Ragnar, un Viking à Paris…
Qui est Ragnar Lodbrok, ce roi Viking qui, profitant des dissensions entre les fils de l’empereur Louis le Pieux, envahit l’Europe au IXe siècle ? Ce lundi à 21h10 sur France 3, Stéphane Bern lui consacre un «Secrets d’Histoire».
On les voit glisser silencieusement sur les fleuves ou les mers, protégés par leurs fameux drakkars à la proue effrayante. En ce IXe siècle, il ne fait pas bon vivre au bord de l’eau, que l’on soit villageois ou moine, car les hommes venus du Nord, une fois le pied à terre, tuent, pillent, violent sans état d’âme, certains que leur cruauté vaincra toute velléité de résistance. La population est terrorisée et Paris, en bord de Seine, attend son châtiment. Il serait venu du fil de l’épée de Ragnar Lodbrok et de ses redoutables guerriers.
«Braies velues»
Mais ce roi que l’on dit si féroce a-t-il existé ? Il ressuscite en tout cas dans une saga islandaise datant du XIII e siècle. Son nom de famille signifie «braies velues», comme celles qu’il aurait portées, trempées dans la poix, pour vaincre deux énormes serpents, comme on n’en rencontre pas dans les contrées du Nord.
Il aurait vécu au IXe siècle, mais rien n’est moins sûr, car les dates de sa naissance et de sa mort sont inconnues. Alors, ne serait-il pas la réincarnation de plusieurs personnages nés de la conscience collective et de leurs différents actes de bravoure ?
On a retrouvé la trace d’un guerrier nommé Reginherus qui a bel et bien dévasté Paris, si l’on en croit une source historique considérée comme relativement fiable, «Les Annales de Saint-Bertin». Cet événement pourrait être mis en relation avec la fameuse Geste danoise qui évoque les faits de guerre de plusieurs chefs vikings associés sous le seul nom de Ragnar ! On dit aussi qu’il serait à l’origine de la grande armée viking qui va sévir dans toute l’Europe. Mais à nouveau, rien n’est moins sûr…
Tous cruels ?
Une certitude toutefois est la tactique utilisée par ces habiles navigateurs venus du Nord. Ils avaient consigné soigneusement les nombreuses fêtes chrétiennes célébrées par les religieux et les villageois. Tandis que ces derniers étaient pris par leurs dévotions, ils attaquaient sans rencontrer, de fait, la moindre résistance…

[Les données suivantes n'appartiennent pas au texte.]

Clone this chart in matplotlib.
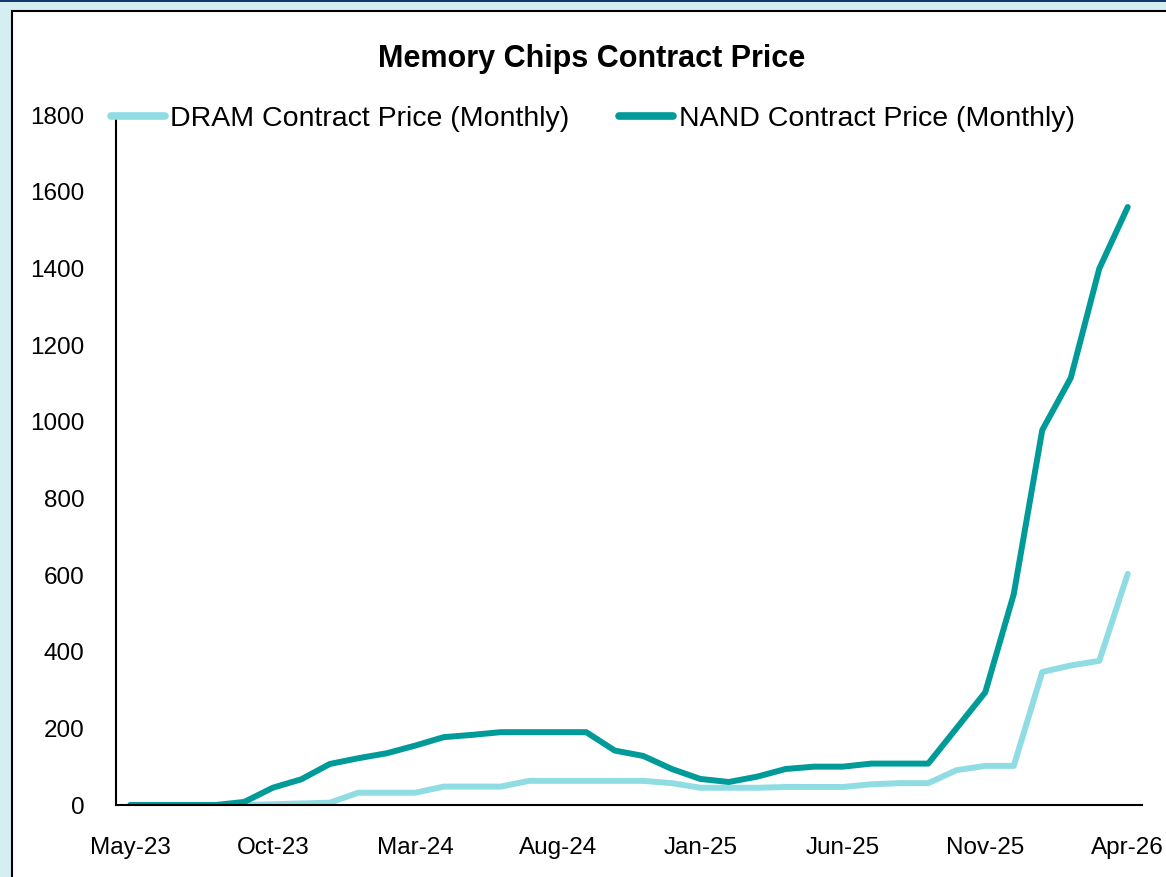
import matplotlib

matplotlib.use("Agg")
import matplotlib.pyplot as plt
from matplotlib.patches import Rectangle

months = [
    "May-23", "Jun-23", "Jul-23", "Aug-23", "Sep-23", "Oct-23", "Nov-23", "Dec-23",
    "Jan-24", "Feb-24", "Mar-24", "Apr-24", "May-24", "Jun-24", "Jul-24", "Aug-24",
    "Sep-24", "Oct-24", "Nov-24", "Dec-24", "Jan-25", "Feb-25", "Mar-25", "Apr-25",
    "May-25", "Jun-25", "Jul-25", "Aug-25", "Sep-25", "Oct-25", "Nov-25", "Dec-25",
    "Jan-26", "Feb-26", "Mar-26", "Apr-26",
]
dram = [
    0, 0, 0, 0, 0, 2, 4, 6, 32, 32, 32, 48, 48, 48, 63, 63,
    63, 63, 63, 57, 45, 45, 45, 47, 47, 47, 54, 57, 57, 91, 102, 102,
    347, 364, 376, 603,
]
nand = [
    0, 0, 0, 0, 8, 45, 67, 107, 122, 135, 155, 177, 183, 190, 190, 190,
    190, 142, 128, 94, 68, 60, 74, 94, 100, 100, 108, 108, 108, 201, 294, 550,
    978, 1114, 1399, 1560,
]
yticks = [0, 200, 400, 600, 800, 1000, 1200, 1400, 1600, 1800]

plt.rcParams["font.family"] = ["Liberation Sans", "DejaVu Sans"]

W, H = 1166, 877
fig = plt.figure(figsize=(W / 100, H / 100), dpi=100, facecolor="#d4eef1")

# white panel with black border, dark strip on top
bg = fig.add_axes([0, 0, 1, 1], zorder=-10)
bg.set_xlim(0, W)
bg.set_ylim(H, 0)
bg.axis("off")
bg.add_patch(Rectangle((12, 11), W + 20, H + 20, facecolor="white",
                       edgecolor="black", linewidth=1.5))
bg.add_patch(Rectangle((0, 0), W, 2, facecolor="#123a6e", edgecolor="none"))

ax = fig.add_axes([116 / W, 1 - 805 / H, (1142 - 116) / W, (805 - 115) / H])
ax.set_facecolor("none")

x = list(range(len(months)))
ax.plot(x, dram, color="#8fdde3", linewidth=4.3, solid_capstyle="round",
        solid_joinstyle="round", label="DRAM Contract Price (Monthly)")
ax.plot(x, nand, color="#009b98", linewidth=4.3, solid_capstyle="round",
        solid_joinstyle="round", label="NAND Contract Price (Monthly)")

ax.set_xlim(-0.5, len(months) - 0.5)
ax.set_ylim(0, 1800)
ax.set_yticks(yticks)
ax.set_xticks(x[::5])
ax.set_xticklabels(months[::5])
ax.tick_params(axis="both", length=0, labelsize=17.5)
ax.tick_params(axis="y", pad=22.5)
ax.tick_params(axis="x", pad=23)
for side in ("top", "right"):
    ax.spines[side].set_visible(False)
for side in ("left", "bottom"):
    ax.spines[side].set_linewidth(1.5)
    ax.spines[side].set_color("black")

fig.text(592 / W, 1 - 59 / H, "Memory Chips Contract Price", ha="center",
         va="center", fontsize=22, fontweight="bold")

leg = fig.legend(loc="center left", bbox_to_anchor=(111 / W, 1 - 119 / H),
                 ncol=2, frameon=False, fontsize=20.5, handlelength=1.9,
                 handletextpad=0.18, columnspacing=1.75, borderaxespad=0,
                 borderpad=0)
leg.set_zorder(5)
for line in leg.get_lines():
    line.set_linewidth(5.5)

fig.savefig("out.png", dpi=100, facecolor=fig.get_facecolor())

La tradition populaire, les écrits des moines et l’exagération de certaines évocations picturales ont accentué la détestable réputation des Vikings. Il convient de relativiser. La désagrégation de l’empire de Charlemagne a conduit à un effritement du pouvoir dans un royaume qui a sombré dans l’anarchie.
Les Vikings n’ont donc rencontré que peu d’obstacles et d’armées face à eux alors qu’ils n’étaient que quelques centaines à s’enfoncer dans les terres, notamment de France. La plupart d’entre eux, restés en Scandinavie, sont de paisibles paysans ou de laborieux forgerons qui ne demandent qu’à vivre en paix loin des tumultes de l’invasion.
Le pays des hommes du Nord
Quoi qu’il en soit, une partie de ces Vikings demeurera en France et le roi franc Charles le Simple, au terme d’un traité de paix (911), leur accordera la Normandie, soit le pays des Normands qui, à leur tour, contiendront d’autres incursions. C’est d’ailleurs l’un de leurs chefs, Guillaume le Conquérant, qui partira, en 1066, du port de Dives (près de Cabourg) pour prendre possession de l’Angleterre après avoir remporté la bataille de Hastings.
Et de nos jours encore, plusieurs noms de famille normands rappellent leurs origines vikings. Godefroy, par exemple, très répandu, signifie ami de Dieu. Enfin, les traits particulièrement négatifs attribués aux Vikings se retrouvent dans des séries (comme «Vikings») ou des jeux vidéo qui ne reflètent pas toujours la vérité historique, fort heureusement rétablie, certes avec beaucoup de difficultés, par des historiens chevronnés.